DENPASAR – Meski berhasil masuk ke Bali, 1.500 ekor burung kicau ilegal asal Lombok, Nusa Tenggara Barat (NTB) tidak bisa dilepasliarkan di Bali.
Sebab, Pulau Bali tidak sesuai dengan habitat aslinya. Ini seperti yang ditegaskan Balai Konservasi Dumber Daya Alam (BKSDA) Bali.
Burung-burung mungil yang memiliki harga tinggi, itu pun harus dikembalikan ke tempat asalnya di Lombok.
“Hasil korrdinasi kami dengan petugas karantina, sebaiknya burung ini harus ditolak agar tetap hidup. Di sini (Bali) bukan alam aslinya,” terang salah serang petugas BKSDA disela-sela melakukan pemeriksaan kondisi burung kemarin.
Selain memeriksa kondisi burung juga dilakukan pemeriksaan jenis-jenis burung.

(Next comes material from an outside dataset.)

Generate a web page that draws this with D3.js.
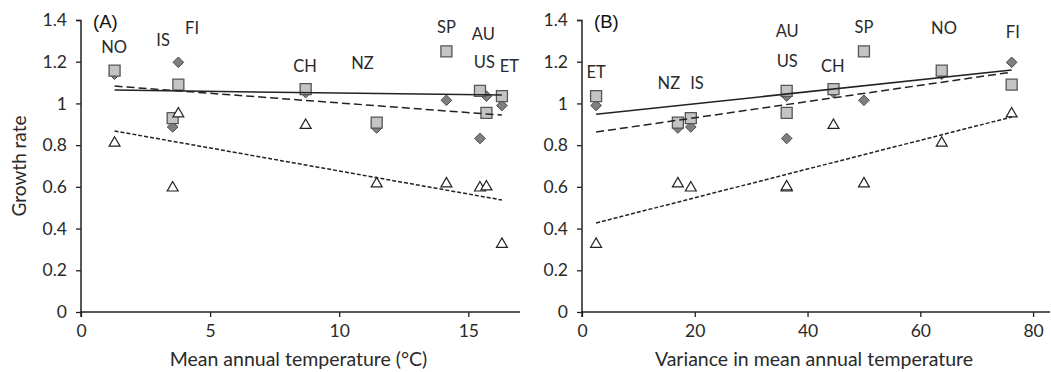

Ribuan burung ini terdiri dari 250 ekor jenis kecial,
250 ekor kepodang, 50 ekor opior, 50 ekor cendet, 750 ekor manyaran, 100 ekor kopi – kopi, dan 50 ekor anis macan. Semuanya dikemas di dalam 109 box.
Sopir yang membawa burung saat ini masih dilakukan pemeriksaan untuk dimintai keterangan.

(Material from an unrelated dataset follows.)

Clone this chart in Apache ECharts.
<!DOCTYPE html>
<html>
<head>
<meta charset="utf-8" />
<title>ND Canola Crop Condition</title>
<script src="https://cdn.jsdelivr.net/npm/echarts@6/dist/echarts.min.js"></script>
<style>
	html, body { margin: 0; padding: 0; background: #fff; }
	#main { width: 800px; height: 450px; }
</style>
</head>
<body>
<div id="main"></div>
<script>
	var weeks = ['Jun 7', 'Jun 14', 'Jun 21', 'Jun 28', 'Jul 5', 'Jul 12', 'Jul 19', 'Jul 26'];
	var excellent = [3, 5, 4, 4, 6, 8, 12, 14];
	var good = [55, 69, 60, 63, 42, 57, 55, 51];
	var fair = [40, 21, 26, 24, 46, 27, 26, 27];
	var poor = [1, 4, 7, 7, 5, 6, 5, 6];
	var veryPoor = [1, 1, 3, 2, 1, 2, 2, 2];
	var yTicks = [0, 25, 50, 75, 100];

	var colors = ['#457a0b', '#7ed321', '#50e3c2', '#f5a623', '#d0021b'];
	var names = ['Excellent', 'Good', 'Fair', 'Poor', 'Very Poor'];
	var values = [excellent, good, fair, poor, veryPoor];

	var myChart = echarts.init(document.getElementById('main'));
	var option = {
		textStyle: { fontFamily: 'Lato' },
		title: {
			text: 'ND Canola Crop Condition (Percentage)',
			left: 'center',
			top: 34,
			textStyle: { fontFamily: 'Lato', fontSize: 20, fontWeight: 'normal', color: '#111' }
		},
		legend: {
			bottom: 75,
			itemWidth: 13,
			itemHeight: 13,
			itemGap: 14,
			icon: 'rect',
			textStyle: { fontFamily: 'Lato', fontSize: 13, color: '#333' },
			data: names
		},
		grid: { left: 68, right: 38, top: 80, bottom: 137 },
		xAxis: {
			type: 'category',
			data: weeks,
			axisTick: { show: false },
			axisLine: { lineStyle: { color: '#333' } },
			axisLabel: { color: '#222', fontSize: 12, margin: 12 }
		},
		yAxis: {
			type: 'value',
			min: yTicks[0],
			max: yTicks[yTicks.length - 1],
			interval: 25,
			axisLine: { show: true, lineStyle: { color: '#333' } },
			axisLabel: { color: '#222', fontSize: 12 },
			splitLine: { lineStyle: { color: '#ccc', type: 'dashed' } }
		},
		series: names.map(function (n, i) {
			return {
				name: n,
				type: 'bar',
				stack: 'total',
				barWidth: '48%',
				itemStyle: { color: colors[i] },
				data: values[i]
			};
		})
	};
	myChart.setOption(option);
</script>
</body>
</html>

Sementara itu, drh. Nyoman Ludra, Penanggung Jawab Karantina Wilayah Kerja Padangbai menegaskan bahwa ribuan burung yang diamankan di Pelabuhan Padang Bai,
Karangasem, tidak bisa meneruskan perjalanan karena tidak dilengkapi sertifikat karantina dari daerah asal yang dipersyaratkan.
“Karena tidak dilengkapi sertifikat karantina, maka ini (ilegal) dan melanggar UU Nomor 16/1992 dan PP Nomor 82/2000” tegas Ludra.

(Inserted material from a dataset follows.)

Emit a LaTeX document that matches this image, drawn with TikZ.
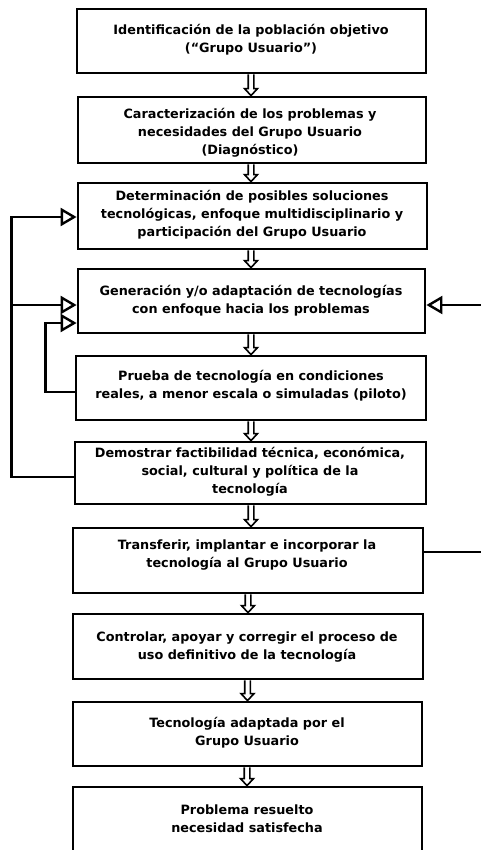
\documentclass[tikz,border=0pt]{standalone}
\usepackage{fontspec}
\setmainfont{DejaVu Sans}
\usetikzlibrary{arrows.meta,calc}
\begin{document}
\begin{tikzpicture}[x=1pt,y=-1pt,
  box/.style={draw, line width=2.8pt, rectangle, inner sep=0pt},
  txt/.style={align=center, font=\fontsize{12.8}{18}\selectfont\bfseries, inner sep=0pt},
  fb/.style={line width=2.4pt, -{Triangle[open,length=16pt,width=18pt]}},
  blockarrow/.style={draw, line width=1.6pt,
    to path={let \p1=(\tikztostart), \p2=(\tikztotarget) in
      (\x1-2.8pt,\y1) -- (\x1-2.8pt,\y2+7pt) -- (\x1-6.5pt,\y2+7pt) -- (\x1,\y2)
      -- (\x1+6.5pt,\y2+7pt) -- (\x1+2.8pt,\y2+7pt) -- (\x1+2.8pt,\y1)}}]
\useasboundingbox (0,0) rectangle (481,850);
\clip (0,0) rectangle (481,850);
\fill[white] (0,0) rectangle (481,850);

% boxes
\node[box, minimum width=349pt, minimum height=64pt] (b1) at (251.5,41) {};
\node[box, minimum width=348pt, minimum height=66pt] (b2) at (252,130) {};
\node[box, minimum width=349pt, minimum height=66pt] (b3) at (252.5,216) {};
\node[box, minimum width=347pt, minimum height=64pt] (b4) at (251.5,301) {};
\node[box, minimum width=350pt, minimum height=64pt] (b5) at (251,388) {};
\node[box, minimum width=351pt, minimum height=62pt] (b6) at (250.5,473) {};
\node[box, minimum width=350pt, minimum height=65pt] (b7) at (248,560.5) {};
\node[box, minimum width=350pt, minimum height=65pt] (b8) at (248,646.5) {};
\node[box, minimum width=349pt, minimum height=64pt] (b9) at (247.5,734) {};
\node[box, minimum width=349pt, minimum height=90pt] (b10) at (247.5,832) {};

% texts
\node[txt] (t1) at (251,40) {Identificación de la población objetivo\\(“Grupo Usuario”)};
\node[txt] (t2) at (250,133) {Caracterización de los problemas y\\necesidades del Grupo Usuario\\(Diagnóstico)};
\node[txt] (t3) at (252,215) {Determinación de posibles soluciones\\tecnológicas, enfoque multidisciplinario y\\participación del Grupo Usuario};
\node[txt] (t4) at (251,301) {Generación y/o adaptación de tecnologías\\con enfoque hacia los problemas};
\node[txt] (t5) at (251,386) {Prueba de tecnología en condiciones\\reales, a menor escala o simuladas (piloto)};
\node[txt] (t6) at (250,472) {Demostrar factibilidad técnica, económica,\\social, cultural y política de la\\tecnología};
\node[txt] (t7) at (247,555.5) {Transferir, implantar e incorporar la\\tecnología al Grupo Usuario};
\node[txt] (t8) at (247,647) {Controlar, apoyar y corregir el proceso de\\uso definitivo de la tecnología};
\node[txt] (t9) at (247,733) {Tecnología adaptada por el\\Grupo Usuario};
\node[txt] (t10) at (247,819) {Problema resuelto\\necesidad satisfecha};

% block arrows between boxes
\draw[blockarrow] ([xshift=-0.5pt]b1.south) to (b2.north);
\draw[blockarrow] ([xshift=-1pt]b2.south) to (b3.north);
\draw[blockarrow] ([xshift=-1.5pt]b3.south) to (b4.north);
\draw[blockarrow] ([xshift=-0.5pt]b4.south) to (b5.north);
\draw[blockarrow] ([xshift=0pt]b5.south) to (b6.north);
\draw[blockarrow] ([xshift=0.5pt]b6.south) to (b7.north);
\draw[blockarrow] ([xshift=0pt]b7.south) to (b8.north);
\draw[blockarrow] ([xshift=-0.5pt]b8.south) to (b9.north);
\draw[blockarrow] ([xshift=-0.5pt]b9.south) to (b10.north);

% feedback connectors
\draw[fb] ([yshift=-4pt]b6.west) -- ++(-62,0) |- ([yshift=-1pt]b3.west);
\draw[fb] ([yshift=-4pt]b4.west) ++(-65,0) -- ([yshift=-4pt]b4.west);
\draw[fb] ([yshift=-4pt]b5.west) -- ++(-29,0) |- ([yshift=-22pt]b4.west);
\draw[fb] ([yshift=8.5pt]b7.east) -- ++(80,0) |- ([yshift=-4pt]b4.east);
\end{tikzpicture}
\end{document}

Ditambahkan, petugas karantina selain bekerja untuk mencegah penyebaran hama penyakit hewan karantina (HPHK), juga bertugas untuk menyelamatkan sumber daya alam di Indonesia.
Dalam mengungkap kasus penyelundupan burung-burung ilegal itu, petugas karantina bekerjasama dengan petugas BKSDA, TNI Angkatan Laut (AL),
dan Kepolisian Sektor Kawasan Pelabuhan (KSKP) Pelabuhan Padang Bai. Selanjutnya dilakukan penahanan untuk dilanjutkan dengan penolakan ke Lombok.